Avec une population mondiale en pleine croissance, la problématique de l’alimentation est primordiale. Si toutes ces zones étaient exploitées, cela permettrait de produire 15 milliards de tonnes de poisson, soit 100 fois la consommation mondiale actuelle. Il suffirait d’utiliser les zones les plus fertiles pour produire la quantité de poissons et crustacées consommée dans le monde à ce jour, soit moins de 0,015 % de la surface totale des océans.

Mais l'aquaculture pose des problèmes d'environnement. Déjà, ce n'est pas forcément l'alternative que l'on imagine à la surpêche. Car s'il existe des espèces herbivores, la plupart des élevages sont de carnivores, comme le saumon. Pour les nourrir, il faut pêcher des poissons sauvages, ensuite broyés pour faire des farines animales. «Aujourd'hui, environ 20 % des captures mondiales sont destinées à l'aquaculture», explique Frédéric Le Manach, directeur scientifique de l'association de protection des océans Bloom.

Autre problème : «L'aquaculture actuelle est industrielle, et elle pollue, explique François Chartier, chargé de la question des océans chez Greenpeace. Ils utilisent des pesticides, des antibiotiques, rejettent des déjections et utilisent tout l'oxygène des espaces utilisés. Ce sont exactement les mêmes problèmes que l'agriculture intensive.» De plus, «les zones identifiées par cette étude sont côtières. Or ce sont déjà les zones les plus polluées par l'homme, Cela risque d'ajouter encore au problème», s'inquiète Frédéric Le Manach.

Les législations des différents pays, plus ou moins protectrices de l'environnement doivent aussi être prises en compte. Et l'aquaculture ne représente pas nécessairement un tremplin économique. «Par exemple, le saumon produit au Chili l'est pour les marchés européen et nord-américain, continue François Chartier. Cela ne bénéficie pas forcément aux pays en développement ou aux petits pêcheurs locaux.»

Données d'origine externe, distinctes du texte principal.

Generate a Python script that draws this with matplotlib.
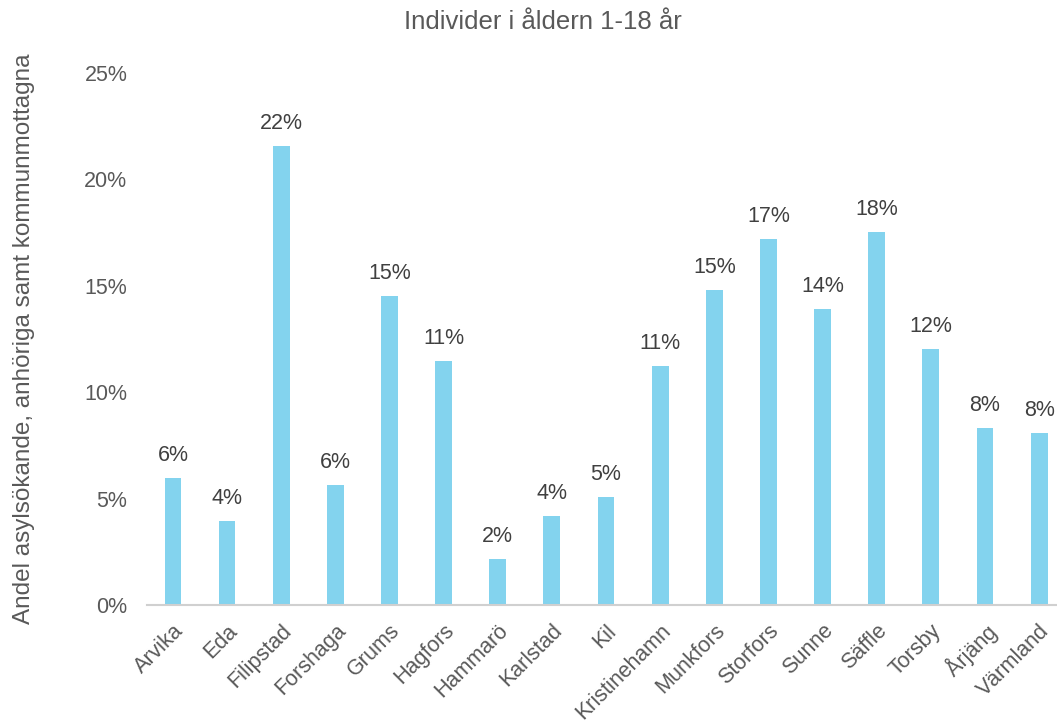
import matplotlib
matplotlib.use('Agg')
import matplotlib.pyplot as plt
from matplotlib.ticker import FuncFormatter

# Data (share in percent)
kommuner = ['Arvika', 'Eda', 'Filipstad', 'Forshaga', 'Grums', 'Hagfors', 'Hammarö',
            'Karlstad', 'Kil', 'Kristinehamn', 'Munkfors', 'Storfors', 'Sunne', 'Säffle',
            'Torsby', 'Årjäng', 'Värmland']
andel = [5.97, 3.95, 21.57, 5.65, 14.52, 11.47, 2.16, 4.18, 5.08, 11.23, 14.8, 17.2,
         13.9, 17.53, 12.03, 8.32, 8.08]
y_ticks = [0, 5, 10, 15, 20, 25]

plt.rcParams['font.family'] = ['Liberation Sans', 'DejaVu Sans']

fig = plt.figure(figsize=(10.57, 7.22), dpi=100)
ax = fig.add_axes([0.139, 0.162, 0.861, 0.737])

x = list(range(len(kommuner)))
ax.bar(x, andel, width=0.31, color='#83D3EE', zorder=2)

# Value labels above bars
for xi, v in zip(x, andel):
    ax.text(xi, v + 0.55, f'{round(v):.0f}%', ha='center', va='bottom',
            fontsize=15.5, color='#404040')

ax.set_xlim(-0.48, 16.33)
ax.set_ylim(0, 25)
ax.set_yticks(y_ticks)
ax.yaxis.set_major_formatter(FuncFormatter(lambda v, p: f'{v:.0f}%'))
ax.set_xticks(x)
ax.set_xticklabels(kommuner, rotation=45, ha='right', rotation_mode='anchor')

for s in ['top', 'right', 'left']:
    ax.spines[s].set_visible(False)
ax.spines['bottom'].set_color('#D0D0D0')
ax.spines['bottom'].set_linewidth(1.5)
ax.tick_params(axis='both', length=0, labelsize=15.5, colors='#595959')
ax.tick_params(axis='y', pad=14)
ax.tick_params(axis='x', pad=11)

ax.set_ylabel('Andel asylsökande, anhöriga samt kommunmottagna', fontsize=17.5,
              color='#595959')
ax.yaxis.set_label_coords(-0.123, 0.5)
fig.text(0.514, 0.970, 'Individer i åldern 1-18 år', ha='center', va='center',
         fontsize=18.5, color='#595959')

fig.savefig('out.png', dpi=100)
plt.close(fig)
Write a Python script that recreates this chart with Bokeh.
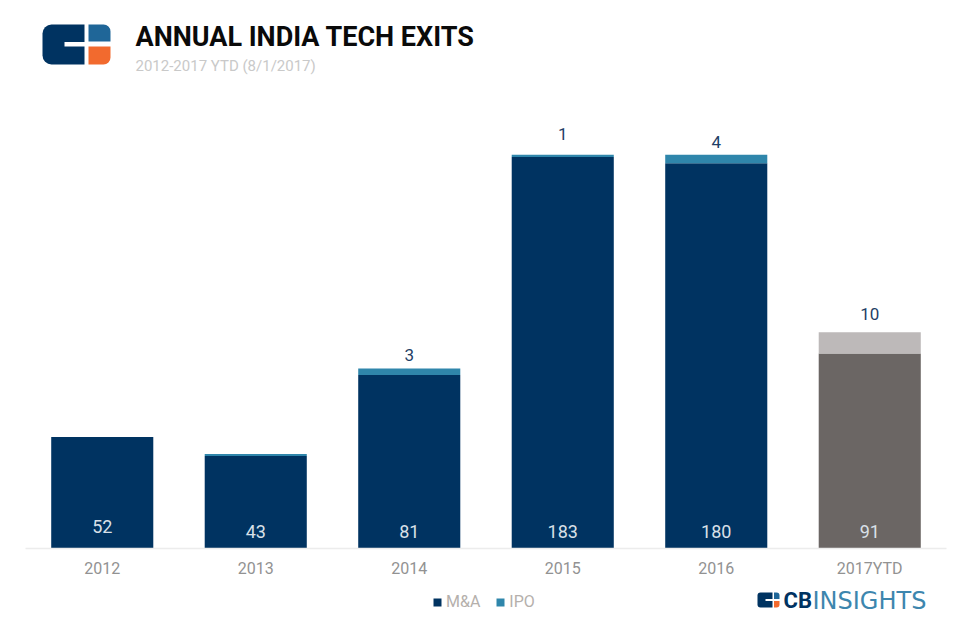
from bokeh.embed import file_html
from bokeh.resources import INLINE
from bokeh.plotting import figure
from bokeh.models import (ColumnDataSource, FactorRange, Range1d, Label, BoxAnnotation,
                          Legend, LegendItem)

years = ["2012", "2013", "2014", "2015", "2016", "2017YTD"]
mna = [52, 43, 81, 183, 180, 91]
ipo = [0, 1, 3, 1, 4, 10]
labelled_years = ["2014", "2015", "2016", "2017YTD"]
labelled_ipo = [3, 1, 4, 10]

W, H = 966, 628
FL = 5
BASE = 547.5
STEP = 153.5
NAVY, TEAL, DGREY, LGREY = "#003361", "#2f86ab", "#6b6664", "#bdb9b9"
mna_colors = [NAVY] * 5 + [DGREY]
ipo_colors = [TEAL] * 5 + [LGREY]
inner_off = [-21.5, -16.5, -16.5, -16.5, -16.5, -16.5]
top_off = [-13.5, -20.5, -12.5, -18]

tops = [m + i for m, i in zip(mna, ipo)]
PX_PER_UNIT = 2.137
p = figure(width=W, height=H, output_backend="svg", toolbar_location=None,
           x_range=FactorRange(factors=years, range_padding=20 / STEP, range_padding_units="absolute"),
           y_range=Range1d(-(H - BASE) / PX_PER_UNIT, BASE / PX_PER_UNIT),
           min_border_left=FL, min_border_right=0, min_border_top=0, min_border_bottom=0,
           outline_line_color=None, background_fill_color="white", border_fill_color="white")
p.grid.visible = False
p.yaxis.visible = False
ax = p.xaxis[0]
ax.fixed_location = 0
ax.bounds = (0, 6)
ax.axis_line_color = "#ececec"
ax.axis_line_width = 1.5
ax.major_tick_line_color = None
ax.minor_tick_line_color = None
ax.major_label_text_font = "Roboto"
ax.major_label_text_font_size = "16px"
ax.major_label_text_color = "#929292"
ax.major_label_standoff = 5

src = ColumnDataSource(dict(year=years, mna=mna, ipo=ipo, top=tops, mc=mna_colors, ic=ipo_colors,
                            txt=[str(v) for v in mna], off=inner_off))
r_m = p.vbar(x="year", top="mna", bottom=0, width=0.665, fill_color="mc", line_color=None, source=src)
r_i = p.vbar(x="year", top="top", bottom="mna", width=0.665, fill_color="ic", line_color=None, source=src)
p.text(x="year", y=0, text="txt", y_offset="off", text_color="#d9e0e8", text_font={"value": "Roboto"},
       text_font_size="18px", text_align="center", text_baseline="middle", source=src)

top_lookup = dict(zip(years, tops))
src2 = ColumnDataSource(dict(year=labelled_years, y=[top_lookup[k] for k in labelled_years],
                             txt=[str(v) for v in labelled_ipo], off=top_off))
p.text(x="year", y="y", text="txt", y_offset="off", text_color="#1f3f66",
       text_font={"value": "Roboto"}, text_font_size="17px",
       text_align="center", text_baseline="middle", source=src2)


def box(l, r, t, b, color, radius=0):
    p.add_layout(BoxAnnotation(left=l - FL, right=r - FL, top=H - t, bottom=H - b,
                               left_units="screen", right_units="screen",
                               top_units="screen", bottom_units="screen",
                               fill_color=color, fill_alpha=1, line_color=None,
                               border_radius=radius, level="overlay"))


def label(x, y, text, **kw):
    p.add_layout(Label(x=x - FL, y=H - y, x_units="screen", y_units="screen", text=text, **kw))


legend = Legend(items=[LegendItem(label="M&A", renderers=[r_m], index=0),
                       LegendItem(label="IPO", renderers=[r_i], index=0)],
                orientation="horizontal", location=(427, 17), padding=0, margin=0, spacing=15,
                glyph_width=10, glyph_height=10, label_standoff=4,
                label_text_font="Roboto", label_text_font_size="16px", label_text_color="#b5b0ac",
                background_fill_alpha=0, border_line_color=None)
p.add_layout(legend, "center")

# main logo
box(42, 84, 24, 64, "#003361", dict(top_left=9, bottom_left=9, top_right=0, bottom_right=0))
box(64, 85, 41.5, 46, "white")
box(88, 110, 24, 41, "#1f6698", dict(top_left=0, top_right=7, bottom_left=0, bottom_right=0))
box(88, 110, 46, 64, "#f26a2e", dict(top_left=0, top_right=0, bottom_left=0, bottom_right=7))

label(135, 36, "ANNUAL INDIA TECH EXITS", text_font="Roboto", text_font_style="bold",
      text_font_size="27px", text_color="#0a0a0a", text_baseline="middle")
label(135, 65.5, "2012-2017  YTD (8/1/2017)", text_font="Roboto", text_font_size="15px",
      text_color="#c9c9c9", text_baseline="middle")

# small logo
box(757, 772, 592, 607, "#003361", dict(top_left=3, bottom_left=3, top_right=0, bottom_right=0))
box(765, 773, 598.5, 600.5, "white")
box(773.5, 779, 592, 598.5, "#1f6698", dict(top_left=0, top_right=3, bottom_left=0, bottom_right=0))
box(773.5, 779, 600.5, 607, "#f26a2e", dict(top_left=0, top_right=0, bottom_left=0, bottom_right=3))
label(783, 600, "CB", text_font="Roboto", text_font_style="bold", text_font_size="22px",
      text_color="#003361", text_baseline="middle")
label(812, 600, "INSIGHTS", text_font="DejaVu Sans", text_font_size="24px",
      text_color="#3d86ae", text_baseline="middle")

open("out.html", "w").write(file_html(p, INLINE))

Pour autant, les associations ne rejettent pas l'aquaculture en soi. «Pourquoi pas utiliser la bande littorale pour produire du poisson, tempère Frédéric Le Manach. Mais pas en production industrielle. Il faut une bonne aquaculture, pas trop dense et sans antibiotique. On peut utiliser des invendus alimentaires pour faire des élevages de larves, servant à nourrir les poissons. Il y a aussi l'aquaculture multitrophique intégrée, qui consiste à mettre plusieurs espèces ensemble : algues, huîtres, poissons… Toutes les espèces peuvent alors se nourrir et s'utiliser mutuellement.»